◆ WORK REQUIRED
Locate every line that holds the string "this" and copy it.

(Source code of charts)
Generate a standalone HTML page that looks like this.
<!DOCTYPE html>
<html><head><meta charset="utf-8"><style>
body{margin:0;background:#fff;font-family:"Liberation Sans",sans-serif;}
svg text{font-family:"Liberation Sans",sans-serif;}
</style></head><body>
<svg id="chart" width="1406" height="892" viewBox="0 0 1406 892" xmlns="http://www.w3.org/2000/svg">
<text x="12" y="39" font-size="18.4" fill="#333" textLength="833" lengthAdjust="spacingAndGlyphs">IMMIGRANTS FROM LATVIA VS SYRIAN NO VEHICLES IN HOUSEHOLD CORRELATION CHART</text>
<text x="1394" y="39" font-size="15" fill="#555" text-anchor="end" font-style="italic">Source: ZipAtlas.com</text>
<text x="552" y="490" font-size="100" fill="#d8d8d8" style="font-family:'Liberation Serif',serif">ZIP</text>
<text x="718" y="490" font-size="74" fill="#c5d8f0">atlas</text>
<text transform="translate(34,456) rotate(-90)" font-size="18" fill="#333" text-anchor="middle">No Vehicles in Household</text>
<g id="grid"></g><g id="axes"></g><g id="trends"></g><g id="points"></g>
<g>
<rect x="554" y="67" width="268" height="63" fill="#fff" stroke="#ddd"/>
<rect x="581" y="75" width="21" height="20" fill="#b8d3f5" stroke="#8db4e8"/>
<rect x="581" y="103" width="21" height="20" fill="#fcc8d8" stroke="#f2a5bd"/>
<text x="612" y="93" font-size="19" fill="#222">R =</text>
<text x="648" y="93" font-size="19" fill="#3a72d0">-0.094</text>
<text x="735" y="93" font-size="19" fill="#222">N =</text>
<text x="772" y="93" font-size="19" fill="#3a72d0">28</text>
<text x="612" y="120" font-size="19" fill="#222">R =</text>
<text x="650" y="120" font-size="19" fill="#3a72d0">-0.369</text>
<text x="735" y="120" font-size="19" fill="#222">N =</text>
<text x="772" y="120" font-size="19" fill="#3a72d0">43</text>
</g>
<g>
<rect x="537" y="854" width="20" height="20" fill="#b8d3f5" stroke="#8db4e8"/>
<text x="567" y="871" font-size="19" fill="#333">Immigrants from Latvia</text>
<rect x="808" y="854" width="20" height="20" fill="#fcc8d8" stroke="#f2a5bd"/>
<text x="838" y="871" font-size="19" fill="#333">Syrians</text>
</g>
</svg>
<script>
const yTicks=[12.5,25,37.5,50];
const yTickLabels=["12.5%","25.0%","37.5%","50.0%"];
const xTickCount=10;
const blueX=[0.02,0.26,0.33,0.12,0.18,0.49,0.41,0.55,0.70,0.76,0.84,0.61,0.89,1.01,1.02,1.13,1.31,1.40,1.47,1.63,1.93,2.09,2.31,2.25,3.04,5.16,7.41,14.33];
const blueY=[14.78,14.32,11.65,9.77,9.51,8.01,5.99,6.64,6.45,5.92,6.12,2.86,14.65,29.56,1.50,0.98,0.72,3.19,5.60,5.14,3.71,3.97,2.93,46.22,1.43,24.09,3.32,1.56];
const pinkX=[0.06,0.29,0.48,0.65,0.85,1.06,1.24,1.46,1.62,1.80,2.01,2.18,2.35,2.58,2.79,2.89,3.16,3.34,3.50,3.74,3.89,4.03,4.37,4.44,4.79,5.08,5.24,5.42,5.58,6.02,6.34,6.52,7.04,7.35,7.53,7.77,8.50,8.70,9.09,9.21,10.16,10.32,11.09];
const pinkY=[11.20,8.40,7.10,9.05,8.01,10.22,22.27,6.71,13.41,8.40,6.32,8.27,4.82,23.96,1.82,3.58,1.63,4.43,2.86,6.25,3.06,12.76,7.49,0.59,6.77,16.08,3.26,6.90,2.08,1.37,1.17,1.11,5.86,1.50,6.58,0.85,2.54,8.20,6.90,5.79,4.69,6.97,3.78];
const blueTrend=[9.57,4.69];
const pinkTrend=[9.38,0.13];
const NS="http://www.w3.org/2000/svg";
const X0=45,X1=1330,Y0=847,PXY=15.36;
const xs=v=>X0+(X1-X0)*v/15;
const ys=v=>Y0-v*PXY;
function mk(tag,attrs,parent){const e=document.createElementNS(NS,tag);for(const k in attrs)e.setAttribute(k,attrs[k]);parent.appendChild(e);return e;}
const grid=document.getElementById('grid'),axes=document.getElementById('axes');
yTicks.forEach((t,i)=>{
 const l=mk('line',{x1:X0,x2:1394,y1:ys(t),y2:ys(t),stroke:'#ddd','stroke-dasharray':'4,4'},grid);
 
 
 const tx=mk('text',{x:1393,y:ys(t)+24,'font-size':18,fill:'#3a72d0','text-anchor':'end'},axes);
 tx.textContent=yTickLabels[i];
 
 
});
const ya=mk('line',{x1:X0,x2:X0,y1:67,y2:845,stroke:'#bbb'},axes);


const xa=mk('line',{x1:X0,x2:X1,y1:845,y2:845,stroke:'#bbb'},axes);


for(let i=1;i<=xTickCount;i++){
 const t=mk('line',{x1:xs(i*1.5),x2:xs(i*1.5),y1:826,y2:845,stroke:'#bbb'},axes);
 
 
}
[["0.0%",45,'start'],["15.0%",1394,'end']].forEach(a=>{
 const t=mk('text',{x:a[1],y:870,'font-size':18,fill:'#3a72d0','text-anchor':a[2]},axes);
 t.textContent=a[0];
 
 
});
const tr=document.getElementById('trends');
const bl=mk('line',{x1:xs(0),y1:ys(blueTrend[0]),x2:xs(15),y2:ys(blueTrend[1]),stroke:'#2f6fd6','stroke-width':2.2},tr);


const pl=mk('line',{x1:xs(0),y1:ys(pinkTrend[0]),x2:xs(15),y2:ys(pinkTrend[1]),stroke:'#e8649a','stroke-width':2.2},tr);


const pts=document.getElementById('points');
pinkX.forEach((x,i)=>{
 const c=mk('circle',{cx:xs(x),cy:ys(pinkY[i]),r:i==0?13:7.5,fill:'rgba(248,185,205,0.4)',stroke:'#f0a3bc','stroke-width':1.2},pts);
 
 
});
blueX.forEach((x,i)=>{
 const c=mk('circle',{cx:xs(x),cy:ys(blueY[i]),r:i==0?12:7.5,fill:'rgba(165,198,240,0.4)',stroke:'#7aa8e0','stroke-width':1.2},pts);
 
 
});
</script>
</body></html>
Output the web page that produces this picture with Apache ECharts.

◆ RESPONSE
Generate a standalone HTML page that looks like this.
Output the web page that produces this picture with Apache ECharts.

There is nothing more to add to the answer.